I am drawn to ‘unlikable’ women in fiction. There are plenty of unlikable men in fiction that get praised for their destruction, their selfishness, and their unabashed individuality (Holden Caulfield, any of Jonathan Franzen’s characters, even pedophiles like Humbert Humbert and serial killers like Patrick Bateman), but women are not often afforded such leniency. Shepard lets her women characters be as unlikable as they want to be, and by unlikable, in this case, I simply mean unaccommodating, bitchy, and not ‘nice.’ In “Magic with Animals,” Kayla considers helping her estranged ex steal a supposedly valuable painting from an elderly couple who have always treated her like family. In “A Fine Life,” Chou Yuan expresses regret at leaving her father to fend for himself during a dangerous time in China, but when presented with the opportunity to build a relationship with him again years later, she struggles to want to do so. In the two-part story, “Fire House,” Jiu Ru, born under a dangerous sign, pushes against familial boundaries and pursues a sexual relationship with her half-brother. Perhaps related to Shepard’s romantic background, much of the collection features stories of infidelity, including the title story, in which a married woman named Natalie reconnects with Cullen, an ex-lover with whom she once had a passionate yet unsustainable relationship. It’s one thing to have women behaving badly and getting away with it; Shepard takes it a step farther and lets the damage and the irreparable consequences happen. Like the choices of the protagonists, the way the world responds to their actions is harsh and unyielding.

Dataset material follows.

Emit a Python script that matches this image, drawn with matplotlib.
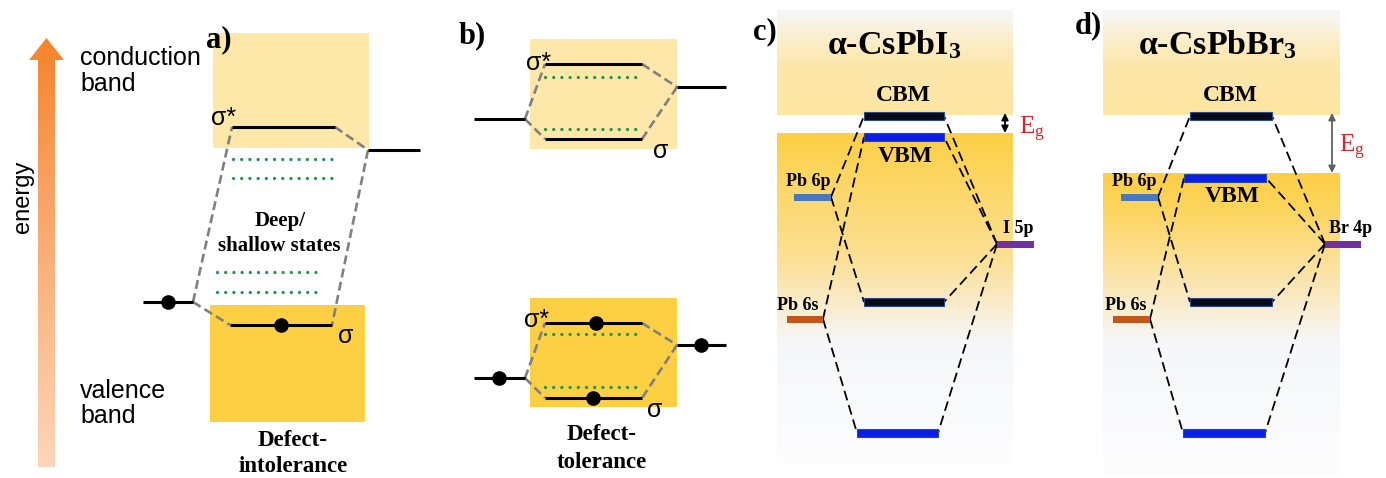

“The same summer I’d given my brother a blow job, our father had rented a house by a lake. I would refuse to leave my brother’s room when he wanted to change. I made him uncomfortable. I made him lower his voice. He tried various things, coaxed, bribed, and threatened until he got me to leave.”
(from “Fire Horse”)

My favorite story in the collection is “Jerks,” in which a woman reflects on her previous interactions with men and contrasts them to her current affair with a married man. This piece is quieter than some of the others; while other stories involve women making decisions we intuitively code as ‘bad’ based on our cultural values, this narrative features a woman doing something that many of us do: pursue love. The piece asks the reader to consider what differentiates a bad person from a good person who sometimes does bad things. What makes an action good or bad? The narrator tells the story of her life via the bad relationships she’s had with men who treat her poorly, either explicitly or implicitly. The men of her past blur together, because each of them has the blandest of white-men names, and they are seemingly harmless while doing an extraordinary amount of damage to the narrator’s identity: Peter Deckoff makes a crack about the narrator’s Chinese heritage in fifth grade. Greg Sullivan tells her that she’s cute in an ugly sort of way. Multiple members of faculty hit on her and make inappropriate suggestions. Supposed guy friends repeatedly slut-shame her. The narrator claims that the man she is currently with is not the same as the previous men, and is rather a good man in a bad situation. In a social climate in which men with bruised egos proclaim, “Not all men!” this story demonstrates that, yeah, it is pretty much all men, for even when men aren’t active harassers, they are complicit in a culture that repeatedly picks away at the feminine sense of self.

“After Ben and I slept together for the first time, he told me that he wished I hadn’t slept with anyone before him. Before I could begin to reassure him, he said, ‘Because, you know, I was so nervous. I mean, you have all that experience.’”
(from “Jerks”)

There are only two pieces in the collection that did not resonate with me, and they are pieces that are, in form, innovative and interesting, but required a generalization of content and voice. In “Popular Girls,” Shepard writes from the ‘we’ perspective of a group of rich high-schoolers with little discipline. Although the girls are named individually, they operate as a faceless blob (which is of course the point, the illusion of safety in numbers, the deindividualization that comes from trying to fit in), and with this comes the reliance on expectations in order to characterize a generalized group of people: They have fancy backpacks imported from Sweden. Their rooms are designed and decorated by professionals. They go out to clubs and flirt with too-old men. The build up is necessary for the devastation at the end, but the process of reading it was not as enjoyable as the experiences with individualized women characters in the other stories. Shepard incorporates another story that has this form, this time with a group of well-off housewives who may or may not originate from the same background as the characters in “Popular Girls.” In “The Mothers,” Shepard follows the same progression where she shows us what we expect, details that seem to come from Peyton Place or Desperate Housewives, and slowly unveils the darkness, revealing that these women perform these actions as if doing so will keep their families safe. Because Shepard is so clean in her technique, the stories are certainly worthwhile reads, particular for writers interested in playing with narrative form. For me, personally, it is easier to fall in love with one person than a group, and as a result these were not the stories that lingered with me after I finished the collection.

“What haunted them most later that night and the next day and the day after, when it became clear that all Daphne was going to say was that Charlie and his friends had gotten weird on her, was the way she had quieted. They’d heard belt buckles on the floor and the thump of shoes. They’d heard boy sounds, muffled, but at some point they’d stopped hearing anything at all from Daphne. And none of them had asked that next day which friends, or just how weird.”
(from “Girls Only”)

I read a Goodreads review of this book that gave it a low rating, because the reviewer had assumed that Kiss Me Someone would be a bunch of romantic stories and instead found a bunch of “sad” ones. It was a review that made me laugh. When it comes to Karen Shepard’s work, both her nonfiction and her fiction, readers seem very keen to trust their expectations instead of Shepard’s meticulously crafted protagonists. This is a collection that requires the reader to let go of her preconceived notions and fall headfirst into the stories, regardless of how uncomfortable the content. To relinquish control is difficult and frightening, but it is worth it for the sake of reading this exceptional collection.